## begin PROVIDED DATA

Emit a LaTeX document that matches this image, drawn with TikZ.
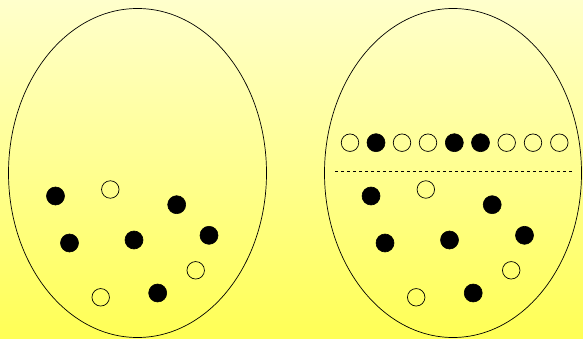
\documentclass[tikz,border=0pt]{standalone}
\definecolor{bgtop}{RGB}{255,255,204}
\definecolor{bgbot}{RGB}{255,255,85}
\begin{document}
\begin{tikzpicture}[x=1pt,y=-1pt,
  blackdot/.style={circle,fill=black,draw=black,line width=0.6pt,minimum size=18pt,inner sep=0pt},
  whitedot/.style={circle,draw=black,line width=0.7pt,minimum size=17.5pt,inner sep=0pt},
  urn/.style={draw=black,line width=0.7pt}]
\shade[top color=bgtop,bottom color=bgbot] (0,0) rectangle (583,339);
\useasboundingbox (0,0) rectangle (583,339);
% urns
\draw[urn] (137.5,173) ellipse [x radius=129,y radius=164.5];
\draw[urn] (453,173) ellipse [x radius=128.5,y radius=164.5];
% left urn balls
\node[blackdot] (l1) at (55.5,196) {};
\node[whitedot] (l2) at (110.3,189.5) {};
\node[blackdot] (l3) at (176.7,204.7) {};
\node[blackdot] (l4) at (69.5,243) {};
\node[blackdot] (l5) at (134,240) {};
\node[blackdot] (l6) at (209,235.3) {};
\node[whitedot] (l7) at (195.7,270.3) {};
\node[whitedot] (l8) at (100.7,297.3) {};
\node[blackdot] (l9) at (157.7,293) {};
% right urn balls
\begin{scope}[shift={(315.5,0)}]
\node[blackdot] (r1) at (55.5,196) {};
\node[whitedot] (r2) at (110.3,189.5) {};
\node[blackdot] (r3) at (176.7,204.7) {};
\node[blackdot] (r4) at (69.5,243) {};
\node[blackdot] (r5) at (134,240) {};
\node[blackdot] (r6) at (209,235.3) {};
\node[whitedot] (r7) at (195.7,270.3) {};
\node[whitedot] (r8) at (100.7,297.3) {};
\node[blackdot] (r9) at (157.7,293) {};
\end{scope}
% drawn sequence
\node[whitedot] (s1) at (350,142.7) {};
\node[blackdot] (s2) at (376,142.7) {};
\node[whitedot] (s3) at (402,142.7) {};
\node[whitedot] (s4) at (428,142.7) {};
\node[blackdot] (s5) at (454.3,142.7) {};
\node[blackdot] (s6) at (480.5,142.7) {};
\node[whitedot] (s7) at (506.7,142.7) {};
\node[whitedot] (s8) at (533,142.7) {};
\node[whitedot] (s9) at (559.3,142.7) {};
% separator
\coordinate (d1) at (335,171.7);
\coordinate (d2) at (573,171.7);
\draw[line width=0.7pt,dash pattern=on 3.3pt off 2.7pt] (d1) -- (d2);
\end{tikzpicture}
\end{document}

## end PROVIDED DATA

TASK INSTRUCTIONS
Copy each line of the listing that contains the string "drawn".

SOLUTION
Emit a LaTeX document that matches this image, drawn with TikZ.
% drawn sequence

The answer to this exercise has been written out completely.